Let us see what Mr Turnbull will do to head off this latest backlash from his own coalition. Certainly, they have been tweeting about it, and Mr Christensen took to Twitter saying that if we signed the fossil fuel subsidy, it would be madness. And, then, guess what? Mr Turnbull assured that noisy rump of the Nationals that all would be okay and that nothing that threatened the rebate would be done. Again, the tail is wagging the dog. Mr Turnbull knows who he has to appease in his party and it is, again, the right-wing Tea Party elements, the climate sceptics in this case. It is clear that there are two very different futures for Australia: Labor and renewable energy versus the same old Liberals and coal.

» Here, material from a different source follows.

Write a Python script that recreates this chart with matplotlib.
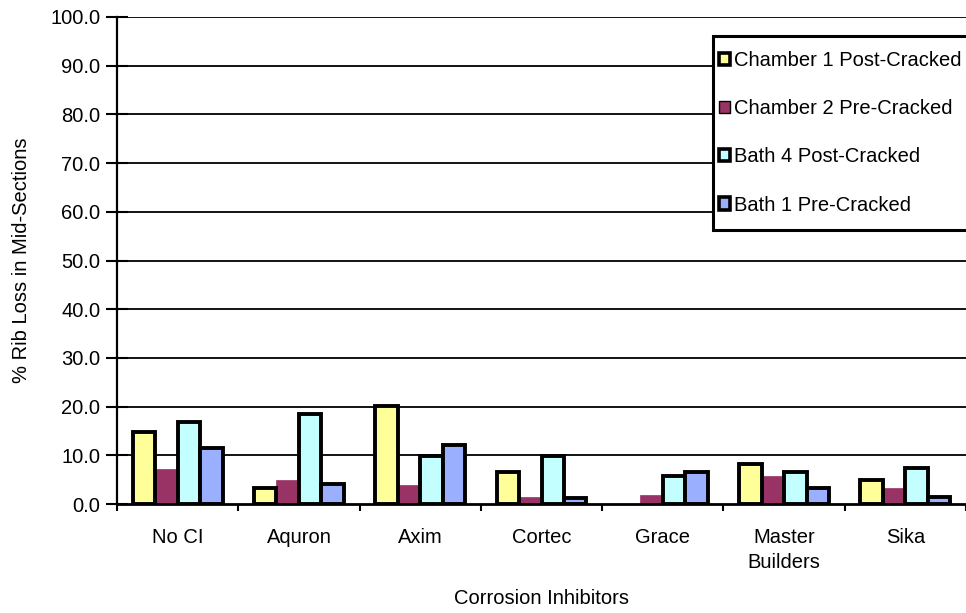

More research conducted for Future Super shows that 84 per cent of Australians think there should be more than 40 per cent of renewable energy in Australia. The Prime Minister is not interested in what the Australian people think. Mr Turnbull is only interested in the dirty deals with the dominant right of his party to serve his political ambitions. Despite them sending that wrecking ball across the renewable energy industry, their emissions reduction fund is a joke. But they will cling to this notion that somehow, with clever accounting, they are doing the right thing.

Was Senator Reynolds really saying in here that the thousands and thousands of Australians who marched over the weekend have got it wrong on climate change and the climate sceptics in their party have got it right? I do not think she is right. History will show we are right.